Ob das vielleicht etwas zu viel an glücklicher Erfüllung ist, kann man sich fragen. Aber die Autorin wollte das Buch nicht nur unterhaltsam machen, sie wollte die Romanwelt auch zu einer Harmonie führen, die keine Illusion ist. Alte Verletzungen können heilen, du kannst etwas zum Guten wenden, wenn du willst. Das ist die Botschaft über alle historischen Brüche hinweg.

Dabei sollte diese Romanwelt auch welthaltig sein. Was in den beiden Häusern geschieht, wird immer wieder durch Rückblenden und andere Handlungslinien unterbrochen. Die Nazizeit und, wie gesagt, das sowjetische Exil geraten ins Bild. In Sarajevo treffen wir eine lange verschollene Verwandte. Besucher kommen aus Tel Aviv, und etwas Denkwürdiges geschieht in Kalkutta: Ein kleines, grausam verwundetes Kind wird zu Claudia und Barbara ins Taxi geworfen. Den Frauen, jeder für sich, schießt es in diesem Moment schmerzhaft ins Gedächtnis, warum sie selber keine Kinder haben. Dieses bengalische Mädchen wird für das Glück der beiden noch eine große Rolle spielen.

All das ist mal ruhig berichtet, mal poetisch erzählt. Es wird diskutiert, zum Beispiel regt sich Barbara über den Umgang mit den Flüchtlingen vom Oranienplatz und überhaupt über die deutsche Abgrenzung gegen die mitverursachte Armut auf. »Is doch nich annders als Mauerbau … Is doch’n schönet Jefühl, wa, dit wa jroß sin un bessa als die da unten, un wenn se komm, stehts uns zu, ze entscheiden, wer rin darf un wer nich.« Aber die Sache mit der Stasi, sowas musste man ja fast erwarten, wird nicht zugespitzt. Ja, Werner Kapok war IM und sollte Barbara beobachten. Aber er gestand es ihr, und sie machte sich einen Jux daraus, die Berichte selber aufzusetzen ...

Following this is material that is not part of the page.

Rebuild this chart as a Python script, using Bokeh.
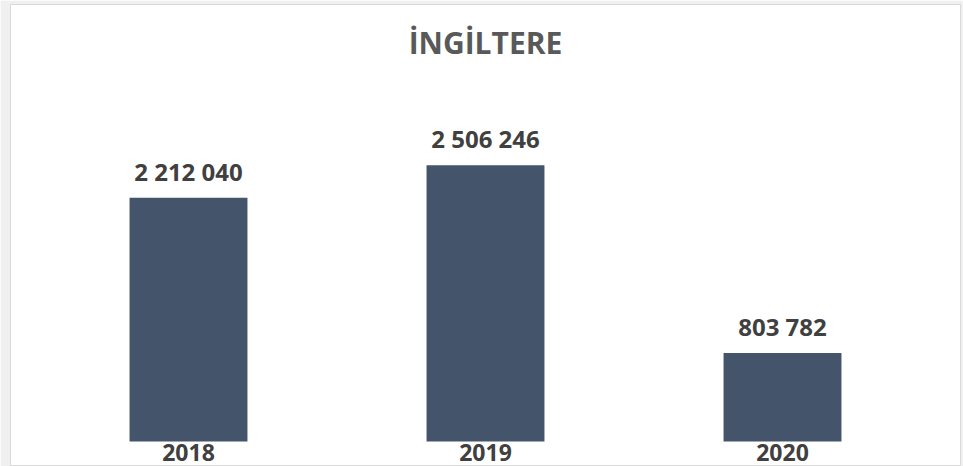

Heute muss Kapok, einst Professor an der Humboldt-Universität, sehen, wie er sein Leben fristet. Im mecklenburgischen Trebesee arbeitet er fürs Stadtmuseum und als Gärtner. Er fühlt sich schuldig, denn aus einer geschiedenen Ehe hat er einen Sohn, um den er sich nicht gekümmert hat. Der taucht im Roman einmal auf, aber Kathrin Schmidt lässt diesen möglichen Handlungsfaden leider schnell wieder fallen.

Warnte das Lektorat, dass der Roman sonst zu umfangreich werden würde? An manchen Stellen wäre eine Straffung doch möglich gewesen. Und die Mühe um ein Register, obwohl solches eigentlich nicht zu einem Roman gehört, hätte sich gelohnt. Für spätere Leser, denen das Buch außer der packenden Geschichte viel Wissenswertes vermitteln kann.

Kathrin Schmidt: Kapoks Schwestern. Roman. Kiepenheuer & Witsch. 444 S., geb., 22 €.